EXERCISE REQUIREMENTS:
Every line that contains the word "this" should be copied.

INFORMATION PROVIDED:
###

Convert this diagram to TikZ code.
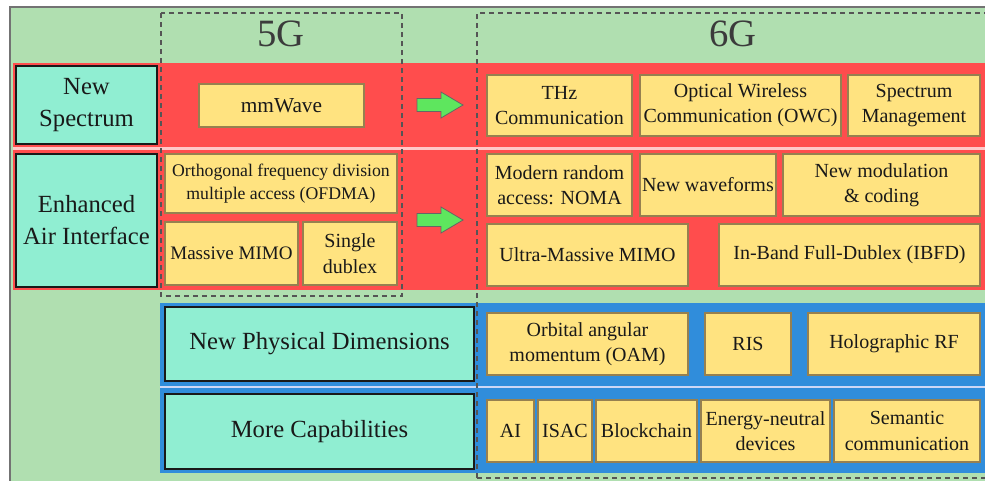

###

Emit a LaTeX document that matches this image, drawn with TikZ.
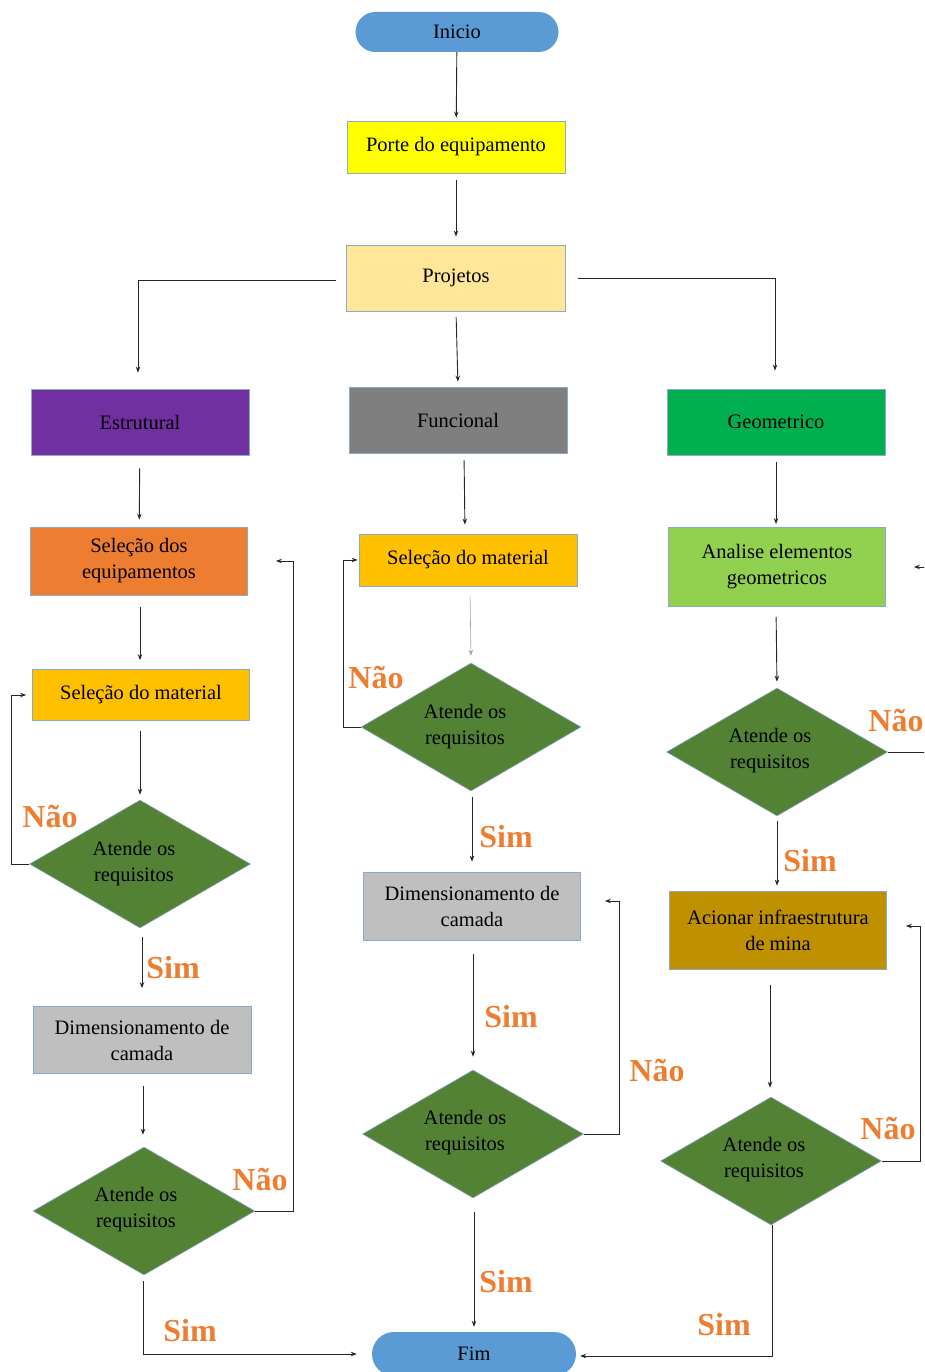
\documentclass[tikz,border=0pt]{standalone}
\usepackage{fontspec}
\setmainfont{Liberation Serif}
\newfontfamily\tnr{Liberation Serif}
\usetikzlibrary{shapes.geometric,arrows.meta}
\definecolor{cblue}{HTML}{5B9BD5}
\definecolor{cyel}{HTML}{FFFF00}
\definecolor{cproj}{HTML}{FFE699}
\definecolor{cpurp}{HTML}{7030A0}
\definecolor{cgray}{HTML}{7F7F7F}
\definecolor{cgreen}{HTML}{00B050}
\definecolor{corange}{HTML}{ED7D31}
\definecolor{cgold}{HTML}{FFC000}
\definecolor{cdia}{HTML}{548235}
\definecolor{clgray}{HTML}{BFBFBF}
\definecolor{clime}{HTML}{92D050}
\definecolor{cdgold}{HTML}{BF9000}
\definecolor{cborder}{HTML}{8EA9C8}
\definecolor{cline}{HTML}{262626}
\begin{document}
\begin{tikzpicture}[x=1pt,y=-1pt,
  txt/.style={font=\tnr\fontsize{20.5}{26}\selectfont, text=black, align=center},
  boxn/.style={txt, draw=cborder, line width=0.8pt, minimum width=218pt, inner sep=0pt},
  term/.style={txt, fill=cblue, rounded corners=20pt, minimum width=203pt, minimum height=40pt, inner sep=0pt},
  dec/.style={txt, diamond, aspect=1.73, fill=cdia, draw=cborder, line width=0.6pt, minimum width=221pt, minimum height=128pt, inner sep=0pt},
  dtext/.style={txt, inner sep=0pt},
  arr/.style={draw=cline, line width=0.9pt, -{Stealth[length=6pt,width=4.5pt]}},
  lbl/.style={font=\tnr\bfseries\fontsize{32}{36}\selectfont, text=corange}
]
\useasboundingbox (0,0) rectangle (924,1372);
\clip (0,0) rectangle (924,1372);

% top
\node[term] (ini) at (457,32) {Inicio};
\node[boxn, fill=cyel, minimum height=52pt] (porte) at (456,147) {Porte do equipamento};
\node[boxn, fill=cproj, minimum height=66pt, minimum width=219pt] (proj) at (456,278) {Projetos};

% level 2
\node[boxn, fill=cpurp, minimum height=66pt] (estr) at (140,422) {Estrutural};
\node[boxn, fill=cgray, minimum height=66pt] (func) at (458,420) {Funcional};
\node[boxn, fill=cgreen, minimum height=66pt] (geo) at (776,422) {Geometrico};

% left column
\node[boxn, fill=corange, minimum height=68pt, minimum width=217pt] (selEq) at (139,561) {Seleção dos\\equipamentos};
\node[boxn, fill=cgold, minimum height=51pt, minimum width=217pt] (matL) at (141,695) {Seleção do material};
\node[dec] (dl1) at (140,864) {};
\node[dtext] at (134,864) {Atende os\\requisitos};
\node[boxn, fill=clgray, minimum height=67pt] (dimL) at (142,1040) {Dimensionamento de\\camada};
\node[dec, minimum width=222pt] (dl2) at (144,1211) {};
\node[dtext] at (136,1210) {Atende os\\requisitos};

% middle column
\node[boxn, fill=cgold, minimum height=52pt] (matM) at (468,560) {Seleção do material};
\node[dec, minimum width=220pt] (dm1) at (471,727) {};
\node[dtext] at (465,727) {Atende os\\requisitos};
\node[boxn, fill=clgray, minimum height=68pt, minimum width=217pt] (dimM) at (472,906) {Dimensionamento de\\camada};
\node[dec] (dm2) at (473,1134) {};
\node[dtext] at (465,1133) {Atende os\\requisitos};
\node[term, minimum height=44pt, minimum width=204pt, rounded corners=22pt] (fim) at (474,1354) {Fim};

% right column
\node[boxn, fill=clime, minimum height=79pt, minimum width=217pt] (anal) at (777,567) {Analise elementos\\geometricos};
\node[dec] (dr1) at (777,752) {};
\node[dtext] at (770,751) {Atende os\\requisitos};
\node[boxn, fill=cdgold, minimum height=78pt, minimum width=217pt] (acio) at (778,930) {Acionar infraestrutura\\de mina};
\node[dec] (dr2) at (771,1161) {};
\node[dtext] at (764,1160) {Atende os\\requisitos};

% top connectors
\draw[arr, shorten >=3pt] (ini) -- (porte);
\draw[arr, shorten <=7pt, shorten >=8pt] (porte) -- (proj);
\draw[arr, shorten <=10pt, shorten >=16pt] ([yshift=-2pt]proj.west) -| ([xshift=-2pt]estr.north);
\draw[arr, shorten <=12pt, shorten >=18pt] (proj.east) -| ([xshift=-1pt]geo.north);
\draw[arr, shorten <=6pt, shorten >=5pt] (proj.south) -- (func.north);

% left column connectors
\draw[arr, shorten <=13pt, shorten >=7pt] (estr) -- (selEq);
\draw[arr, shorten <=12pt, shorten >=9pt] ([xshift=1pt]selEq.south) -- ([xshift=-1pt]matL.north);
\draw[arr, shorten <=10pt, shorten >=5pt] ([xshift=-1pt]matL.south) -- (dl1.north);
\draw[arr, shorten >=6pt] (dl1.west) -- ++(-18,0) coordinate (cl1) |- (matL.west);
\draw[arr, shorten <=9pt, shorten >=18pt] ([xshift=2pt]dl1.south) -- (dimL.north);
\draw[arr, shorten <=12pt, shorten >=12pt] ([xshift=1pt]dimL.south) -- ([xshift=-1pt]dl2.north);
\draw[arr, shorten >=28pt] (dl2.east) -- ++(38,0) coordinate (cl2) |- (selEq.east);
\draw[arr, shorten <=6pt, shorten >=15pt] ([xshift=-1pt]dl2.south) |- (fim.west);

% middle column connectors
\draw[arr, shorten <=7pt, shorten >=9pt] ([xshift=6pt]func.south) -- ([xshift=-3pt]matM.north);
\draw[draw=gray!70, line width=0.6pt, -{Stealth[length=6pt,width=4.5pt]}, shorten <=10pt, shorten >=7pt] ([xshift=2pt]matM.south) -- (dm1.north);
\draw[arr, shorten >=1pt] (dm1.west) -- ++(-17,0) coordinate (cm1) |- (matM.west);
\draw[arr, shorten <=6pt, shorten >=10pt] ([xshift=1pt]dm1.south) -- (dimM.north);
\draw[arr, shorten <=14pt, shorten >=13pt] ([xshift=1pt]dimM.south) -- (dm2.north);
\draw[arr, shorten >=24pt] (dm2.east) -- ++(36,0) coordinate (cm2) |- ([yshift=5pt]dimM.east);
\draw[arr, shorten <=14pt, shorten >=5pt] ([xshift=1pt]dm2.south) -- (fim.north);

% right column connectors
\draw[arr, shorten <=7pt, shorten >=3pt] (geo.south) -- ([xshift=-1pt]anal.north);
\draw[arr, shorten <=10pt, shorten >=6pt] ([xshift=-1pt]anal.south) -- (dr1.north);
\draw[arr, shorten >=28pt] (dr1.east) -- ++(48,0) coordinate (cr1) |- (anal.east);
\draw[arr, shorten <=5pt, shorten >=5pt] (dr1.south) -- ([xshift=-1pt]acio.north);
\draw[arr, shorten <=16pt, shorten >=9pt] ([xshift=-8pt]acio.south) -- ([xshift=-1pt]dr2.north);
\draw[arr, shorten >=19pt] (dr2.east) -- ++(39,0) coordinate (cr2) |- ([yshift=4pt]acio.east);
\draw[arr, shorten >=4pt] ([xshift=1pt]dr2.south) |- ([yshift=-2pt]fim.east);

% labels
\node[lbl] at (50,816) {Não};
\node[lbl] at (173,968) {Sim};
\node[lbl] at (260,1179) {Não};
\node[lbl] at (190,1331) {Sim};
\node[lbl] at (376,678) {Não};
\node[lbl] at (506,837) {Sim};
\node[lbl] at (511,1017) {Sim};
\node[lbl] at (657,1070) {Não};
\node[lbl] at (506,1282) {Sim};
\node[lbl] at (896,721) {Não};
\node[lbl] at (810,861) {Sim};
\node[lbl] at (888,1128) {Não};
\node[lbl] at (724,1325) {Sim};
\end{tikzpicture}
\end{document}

###

THE REPLY:
Convert this diagram to TikZ code.
Emit a LaTeX document that matches this image, drawn with TikZ.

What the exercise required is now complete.